Protect me, Mr. Sarcasm

Sarcasm, irony, and joking are used throughout The Sun Also Rises to protect the emotionally unstable characters of Brett and Bill from painful emotions they both have. Their issues are different but they both create disinterested, foolish images of themselves when they are in public. They also both are forced to drop their facades when a situation they are placed in ends up getting out of hand.

First Bill. Bill is a war veteran who uses irony and jokes to deal with the emotional and psychological side effects of the war. By joking around and not taking things seriously, Bill lessens the possibility of being hurt.

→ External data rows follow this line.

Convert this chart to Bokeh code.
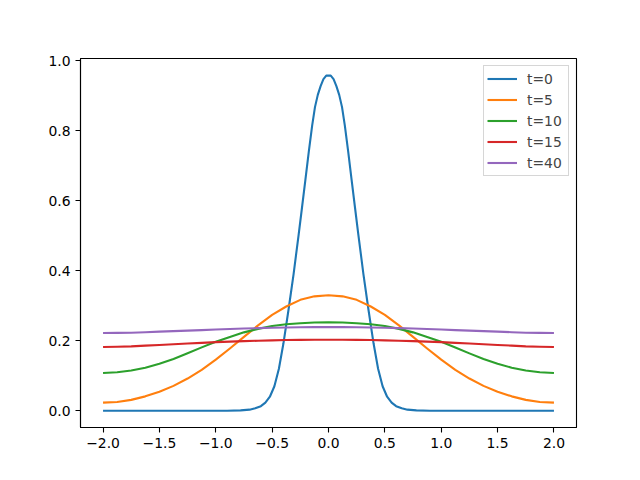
from bokeh.plotting import figure
from bokeh.models import Range1d, FixedTicker, Legend, LegendItem
from bokeh.embed import file_html
from bokeh.resources import INLINE

# Temperature profiles u(x) at several times

# Fine sampling for the narrow initial pulse
t0_x = [-2.0, -0.9, -0.78, -0.70, -0.65, -0.60, -0.56, -0.52, -0.48, -0.44,
        -0.40, -0.355, -0.31, -0.265, -0.235, -0.205, -0.175, -0.145,
        -0.12, -0.095, -0.07, -0.045, -0.02,
        0.02, 0.045, 0.07, 0.095, 0.12,
        0.145, 0.175, 0.205, 0.235, 0.265, 0.31, 0.355, 0.40,
        0.44, 0.48, 0.52, 0.56, 0.60, 0.65, 0.70, 0.78, 0.9, 2.0]
t0_u = [0.0, 0.0, 0.001, 0.003, 0.007, 0.013, 0.023, 0.040, 0.070, 0.120,
        0.192, 0.288, 0.390, 0.503, 0.581, 0.660, 0.740, 0.815,
        0.868, 0.903, 0.928, 0.948, 0.958,
        0.958, 0.948, 0.928, 0.903, 0.868,
        0.815, 0.740, 0.660, 0.581, 0.503, 0.390, 0.288, 0.192,
        0.120, 0.070, 0.040, 0.023, 0.013, 0.007, 0.003, 0.001, 0.0, 0.0]

# Common grid for the later profiles
x_grid = [-2.0, -1.875, -1.75, -1.625, -1.5, -1.375, -1.25, -1.125, -1.0,
          -0.875, -0.75, -0.625, -0.5, -0.375, -0.25, -0.125, 0.0,
          0.125, 0.25, 0.375, 0.5, 0.625, 0.75, 0.875, 1.0,
          1.125, 1.25, 1.375, 1.5, 1.625, 1.75, 1.875, 2.0]
t5_u = [0.023, 0.025, 0.031, 0.041, 0.054, 0.071, 0.092, 0.117, 0.146,
        0.178, 0.211, 0.244, 0.274, 0.298, 0.317, 0.327, 0.330,
        0.327, 0.317, 0.298, 0.274, 0.244, 0.211, 0.178, 0.146,
        0.117, 0.092, 0.071, 0.054, 0.041, 0.031, 0.025, 0.023]
t10_u = [0.108, 0.110, 0.115, 0.123, 0.134, 0.148, 0.164, 0.181, 0.197,
         0.211, 0.224, 0.234, 0.242, 0.247, 0.250, 0.252, 0.253,
         0.252, 0.250, 0.247, 0.242, 0.234, 0.224, 0.211, 0.197,
         0.181, 0.164, 0.148, 0.134, 0.123, 0.115, 0.110, 0.108]
t15_u = [0.182, 0.183, 0.184, 0.186, 0.188, 0.190, 0.192, 0.194, 0.196,
         0.1975, 0.199, 0.200, 0.201, 0.202, 0.2025, 0.203, 0.203,
         0.203, 0.2025, 0.202, 0.201, 0.200, 0.199, 0.1975, 0.196,
         0.194, 0.192, 0.190, 0.188, 0.186, 0.184, 0.183, 0.182]
t40_u = [0.222, 0.2225, 0.223, 0.2245, 0.226, 0.2275, 0.229, 0.2305, 0.232,
         0.2335, 0.235, 0.236, 0.237, 0.238, 0.2385, 0.239, 0.239,
         0.239, 0.2385, 0.238, 0.237, 0.236, 0.235, 0.2335, 0.232,
         0.2305, 0.229, 0.2275, 0.226, 0.2245, 0.223, 0.2225, 0.222]

labels = ["t=0", "t=5", "t=10", "t=15", "t=40"]
colors = ["#1f77b4", "#ff7f0e", "#2ca02c", "#d62728", "#9467bd"]

x_ticks = [-2.0, -1.5, -1.0, -0.5, 0.0, 0.5, 1.0, 1.5, 2.0]
y_ticks = [0.0, 0.2, 0.4, 0.6, 0.8, 1.0]

FONT = "DejaVu Sans"
FS = "13.9px"

p = figure(width=640, height=480, output_backend="svg", toolbar_location=None,
           x_range=Range1d(-2.2, 2.2), y_range=Range1d(-0.048, 1.007),
           min_border_left=80, min_border_right=64,
           min_border_top=58, min_border_bottom=53)
p.background_fill_color = "white"
p.border_fill_color = "white"
p.grid.visible = False
p.outline_line_color = "black"
p.outline_line_width = 1.1

series = [(t0_x, t0_u), (x_grid, t5_u), (x_grid, t10_u), (x_grid, t15_u), (x_grid, t40_u)]
items = []
for (xs, us), lab, col in zip(series, labels, colors):
    r = p.line(xs, us, line_color=col, line_width=2.1, line_join="round")
    items.append(LegendItem(label=lab, renderers=[r]))

for ax, ticks in ((p.xaxis[0], x_ticks), (p.yaxis[0], y_ticks)):
    ax.ticker = FixedTicker(ticks=ticks)
    ax.major_label_overrides = {t: f"{t:.1f}".replace("-", "\u2212") for t in ticks}
    ax.major_label_text_font = FONT
    ax.major_label_text_font_size = FS
    ax.major_label_text_color = "black"
    ax.major_tick_out = 5
    ax.major_tick_in = 0
    ax.minor_tick_out = 0
    ax.minor_tick_in = 0
    ax.major_tick_line_width = 1.1
    ax.axis_line_width = 1.1
    ax.major_label_standoff = 5

legend = Legend(items=items, location="top_right", margin=7,
                padding=3, spacing=2, glyph_width=30, glyph_height=19,
                label_height=19, label_width=38, label_standoff=10,
                label_text_font=FONT, label_text_font_size=FS,
                border_line_color="#cccccc", border_line_alpha=0.8,
                border_line_width=1.1,
                background_fill_color="white", background_fill_alpha=0.8)
p.add_layout(legend)

open("out.html", "w").write(file_html(p, INLINE))
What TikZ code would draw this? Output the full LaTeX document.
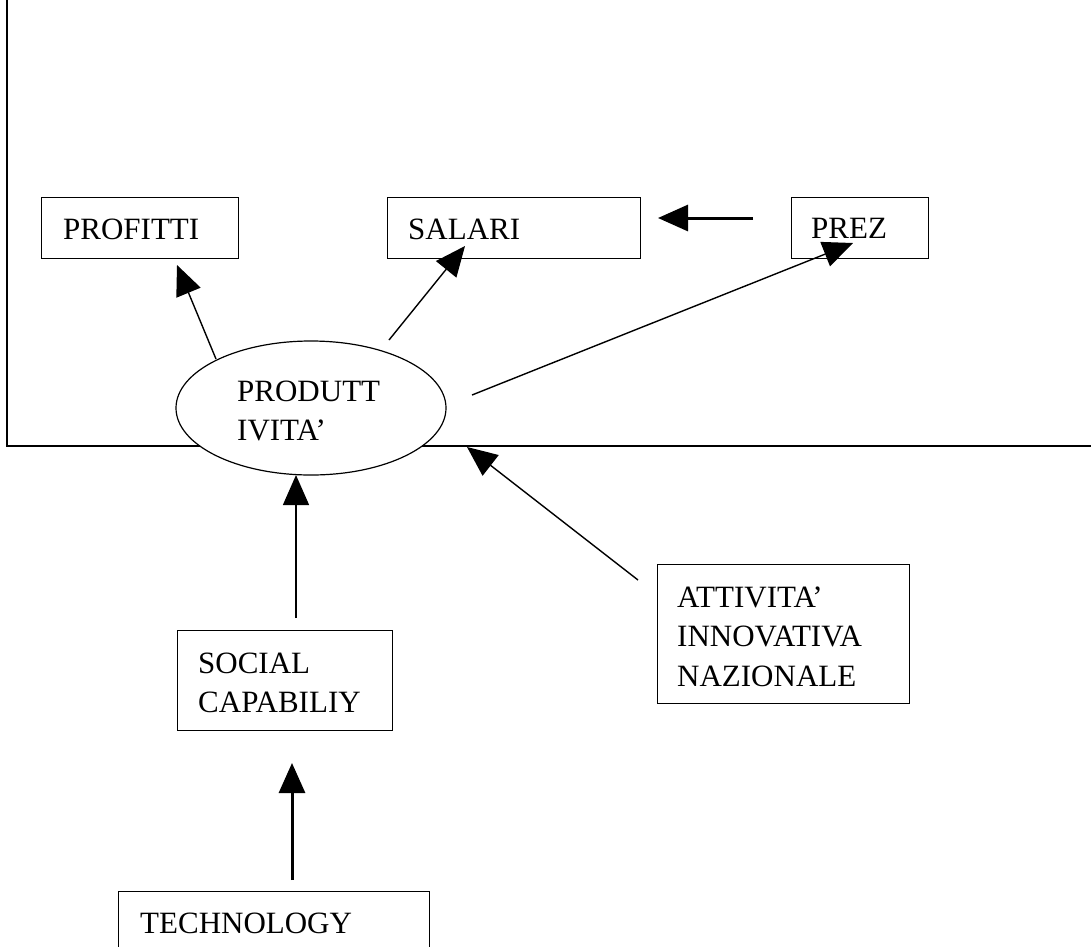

He puts on an air of not caring to avoid disappointment, loneliness, other emotional pains he could theoretically face. He is forced to abandon this pretense when Mike starts actually going in on Robert. Bill finds humor in the fight until he realizes it is actually serious. This shows that Bill isn't actually a mean spirited character (though he does love to get under peoples' skin) but rather prefers to keep social issues shallow and inconsequential. Bill also drop his act voluntarily and momentarily in certain scenes he has with Jake

Brett also employs a phony happy- socialite front. In public Brett appears popular, attractive, and contentedly unconcerned. The reader find out shortly after meeting Brett that she is "miserable" and her gayness is only an act. She uses this act to stop people from pitying her and to prevent her troubled feelings about her impossible love for Jake and her problems with her last marriage. Like Bill, Brett also renounces her happy mask deliberately when she is alone with Jake. Eventually, she is forced to renounce her act again when she knows she must part with Romero and call Jake.

This set up of characters is one that pulls the reader increasingly closer to the characters. At least for me, seeing how fake the characters could be made it hard for me to really like them. Then, all of a sudden, when I was finally getting used to these posing characters, they decided to be noble and return to reality when times got tough. This evoked my respect for the characters, just a few pages earlier, I was not enjoying. Hemingway does a really good job of creating emotionally unsettled characters that emotionally unsettle you.